Stanza 4 begins by repeating the first four lines of Stanza 1 thereby restating the authority and divinity of Christ. It concludes by mirroring the Third Petition of the Lord’s Prayer: “Thy will be done on earth as it is in heaven.”

Son of God, eternal Savior,
source of life and truth and grace,
Word made flesh whose birth among us
hallows all our human race.
By Your praying, by Your willing
that Your people should be one,
grant, O grant our hope’s fruition:
here on earth your will be done.

To that end it is good to recall what Martin Luther says about this petition in his Small Catechism:

The good and gracious will of God is done indeed without our prayer; but we pray in this petition that it may be done among us also. How is this done? When God breaks and hinders every evil counsel and will which would not let us hallow the name of God nor let His kingdom come, such as the will of the devil, the world, and our flesh; but strengthens and keeps us steadfast in His Word and in faith unto our end. This is His gracious and good will.

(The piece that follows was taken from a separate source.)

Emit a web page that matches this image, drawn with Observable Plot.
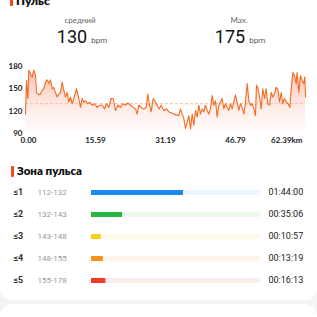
<!DOCTYPE html>
<html><head><meta charset="utf-8">
<script src="https://cdn.jsdelivr.net/npm/d3@7"></script>
<script src="https://cdn.jsdelivr.net/npm/@observablehq/plot@0.6"></script>
<style>
html,body{margin:0;padding:0;}
body{width:317px;height:317px;background:#f4f4f4;position:relative;overflow:hidden;font-family:Lato,"Noto Sans",sans-serif;}
.card1{position:absolute;left:0;top:-20px;width:317px;height:320px;background:#fff;border-radius:0 0 12px 12px;}
.card2{position:absolute;left:0;top:304px;width:317px;height:40px;background:#fff;border-radius:12px 12px 0 0;}
.abs{position:absolute;white-space:nowrap;}
.bar{position:absolute;width:3px;background:#f5481f;border-radius:1px;}
.h{font-weight:800;color:#111;font-size:12px;}
.lbl{font-size:8px;color:#666;transform:translateX(-50%);}
.big{font-size:18px;color:#111;transform:translateX(-50%);font-family:Roboto,sans-serif;}
.big span{font-size:8px;color:#555;margin-left:4px;}
#chart{position:absolute;left:0;top:58px;}
#zones{position:absolute;left:0;top:180px;}
</style></head>
<body>
<div class="card1"></div>
<div class="card2"></div>
<div class="bar" style="left:10px;top:-3px;height:9px;"></div>
<div class="abs h" style="left:16px;top:-7px;">Пульс</div>
<div class="abs lbl" id="avgLbl" style="left:80px;top:15px;"></div>
<div class="abs big" id="avgVal" style="left:82px;top:26px;"></div>
<div class="abs lbl" id="maxLbl" style="left:239px;top:15px;"></div>
<div class="abs big" id="maxVal" style="left:240px;top:26px;"></div>
<div id="chart"></div>
<div class="bar" style="left:11px;top:166px;height:11px;"></div>
<div class="abs h" style="left:17px;top:164px;font-size:11.5px;">Зона пульса</div>
<div id="zones"></div>
<script>
const avgLabel = "средний";
const maxLabel = "Max.";
const avgHr = 130;
const maxHr = 175;
const unit = "bpm";

const distanceKm = [0,0.22,0.52,0.74,1.11,1.49,1.86,2.23,2.45,2.97,3.34,3.71,4.08,4.46,4.83,5.20,5.57,5.94,6.31,6.68,7.06,7.43,7.80,8.17,8.54,8.91,9.28,9.66,10.03,10.40,10.77,11.36,11.74,12.26,12.63,13.00,13.37,13.89,14.33,14.85,15.37,15.97,16.49,17.08,17.60,18.05,18.57,19.09,19.53,20.05,20.57,21.17,21.69,22.28,22.80,23.40,23.99,24.51,24.88,25.25,25.77,26.37,26.89,27.26,27.63,28.00,28.45,28.97,29.34,29.78,30.23,30.82,31.42,31.94,32.46,33.05,33.65,34.17,34.54,34.91,35.28,35.65,36.02,36.39,36.77,37.14,37.51,37.88,38.25,38.62,38.99,39.36,39.74,40.11,40.48,40.85,41.22,41.59,41.96,42.34,42.71,43.08,43.45,43.82,44.19,44.56,44.94,45.31,45.68,46.05,46.42,46.79,47.16,47.53,47.91,48.28,48.65,49.02,49.39,49.76,50.13,50.51,50.88,51.25,51.47,51.84,52.21,52.51,52.88,53.25,53.63,54.00,54.37,54.74,55.11,55.48,55.85,56.22,56.60,56.97,57.34,57.71,58.16,58.53,58.90,59.27,59.57,59.94,60.31,60.53,60.90,61.28,61.65,62.02,62.24,62.39];
const heartRate = [116,161,137,175,170,166,175,168,145,142,143,148,150,159,162,157,162,150,152,145,139,143,145,159,148,139,145,132,139,130,137,150,141,125,137,132,134,130,132,128,130,125,128,128,123,130,125,137,137,121,128,125,130,128,131,128,125,123,116,128,125,123,125,143,128,119,137,132,128,123,128,121,123,119,118,116,115,114,123,116,110,97,105,114,96,116,101,121,112,128,116,123,119,128,121,116,123,141,128,134,112,128,132,137,123,130,125,121,130,123,132,142,132,121,130,125,116,132,157,134,128,130,123,114,155,150,137,123,150,137,150,130,128,145,139,143,152,150,132,145,130,137,132,130,125,154,172,168,157,172,145,168,161,157,166,139];

const yTicks = [90, 120, 150, 180];
const xTicks = [0, 15.59, 31.19, 46.79, 62.39];
const xTickLabels = ["0.00", "15.59", "31.19", "46.79", "62.39km"];

const zoneIcons = ["≤1", "≤2", "≤3", "≤4", "≤5"];
const zoneRanges = ["112-132", "132-143", "143-148", "148-155", "155-178"];
const zoneMinutes = [104, 35.1, 10.95, 13.32, 16.22];
const zoneTimes = ["01:44:00", "00:35:06", "00:10:57", "00:13:19", "00:16:13"];
const zoneColors = ["#1b8bf0", "#27b543", "#fbcf16", "#f9901a", "#f53b25"];
const zoneTrackColors = ["#edf5fe", "#edf8ef", "#fefaea", "#fef4ea", "#fdeeee"];

document.getElementById("avgLbl").textContent = avgLabel;
document.getElementById("maxLbl").textContent = maxLabel;
document.getElementById("avgVal").innerHTML = avgHr + "<span>" + unit + "</span>";
document.getElementById("maxVal").innerHTML = maxHr + "<span>" + unit + "</span>";

const hr = distanceKm.map((d, i) => ({d, hr: heartRate[i]}));
const xt = xTicks.map((x, i) => ({x, label: xTickLabels[i]}));
const tickFont = {fontSize: 8, fontWeight: 700, fill: "#222"};

const chart = Plot.plot({
  width: 317, height: 89,
  marginTop: 8, marginBottom: 14, marginLeft: 25, marginRight: 12,
  style: {fontFamily: "Lato, sans-serif", background: "transparent", overflow: "visible"},
  x: {domain: [0, 62.39], axis: null},
  y: {domain: [90, 180], axis: null},
  marks: [
    Plot.areaY(hr, {x: "d", y1: 90, y2: "hr", fill: "url(#hrGrad)"}),
    Plot.ruleY([avgHr], {stroke: "#f8bba6", strokeDasharray: "3,2", strokeWidth: 1}),
    Plot.lineY(hr, {x: "d", y: "hr", stroke: "#f36b20", strokeWidth: 1.1}),
    Plot.text(yTicks, {y: d => d, text: d => String(d), frameAnchor: "left", textAnchor: "end", dx: -3, ...tickFont}),
    Plot.text(xt.slice(0, 1), {x: "x", text: "label", frameAnchor: "bottom", dy: 9, dx: 3, ...tickFont}),
    Plot.text(xt.slice(1, 4), {x: "x", text: "label", frameAnchor: "bottom", dy: 9, ...tickFont}),
    Plot.text(xt.slice(4), {x: "x", text: "label", frameAnchor: "bottom", dy: 9, dx: -3, textAnchor: "end", ...tickFont})
  ]
});
d3.select(chart).insert("defs", ":first-child").html(
  '<linearGradient id="hrGrad" x1="0" y1="0" x2="0" y2="1">' +
  '<stop offset="0" stop-color="#f8755a" stop-opacity="0.5"/>' +
  '<stop offset="1" stop-color="#fde3da" stop-opacity="0.12"/></linearGradient>');
document.getElementById("chart").appendChild(chart);

const zd = zoneIcons.map((z, i) => ({i, icon: z, range: zoneRanges[i], min: zoneMinutes[i], time: zoneTimes[i], c: zoneColors[i], t: zoneTrackColors[i]}));
const zonesPlot = Plot.plot({
  width: 317, height: 112,
  marginTop: 12, marginBottom: 12, marginLeft: 91, marginRight: 57,
  style: {fontFamily: "Roboto, sans-serif", background: "transparent", overflow: "visible"},
  x: {domain: [0, 191], axis: null},
  y: {domain: [0, 4], reverse: true, axis: null},
  marks: [
    Plot.ruleY(zd, {y: "i", x1: 0, x2: 191, stroke: "t", strokeWidth: 5}),
    Plot.ruleY(zd, {y: "i", x1: 0, x2: "min", stroke: "c", strokeWidth: 5}),
    Plot.text(zd, {y: "i", text: "icon", frameAnchor: "left", textAnchor: "start", dx: -78, fontSize: 9, fontWeight: 700, fill: "#333"}),
    Plot.text(zd, {y: "i", text: "range", frameAnchor: "left", textAnchor: "start", dx: -54, fontSize: 8, fill: "#999"}),
    Plot.text(zd, {y: "i", text: "time", frameAnchor: "right", textAnchor: "start", dx: 8, fontSize: 9, fill: "#222"})
  ]
});
d3.select(zonesPlot).selectAll("line").attr("stroke-linecap", "butt");
document.getElementById("zones").appendChild(zonesPlot);
</script>
</body></html>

Since first published in 1894, “Son of God, Eternal Savior” has been sung to various tunes including EBENEZER, which many will know as the tune for “Thy Strong Word,” a text by the sainted Martin Franzmann. In recent years the text has been paired with the tune IN BABILONE which, at least for me, seems to be a better fit.

Originally a five stanza poem by the Rev. Somerset Corry Lowry (1855-1932), the original Stanza 2 has not been included in recent hymnals. Nonetheless, it provides another heartfelt prayer for a servant’s heart.

Bind us all as one together
in Thy Church’s sacred fold,
weak and healthy, poor and wealthy,
sad and joyful, young and old.
Is there want, or pain, or sorrow?
Make us all the burden share.
Are there spirits crushed and broken?
Teach us, Lord, to soothe their care.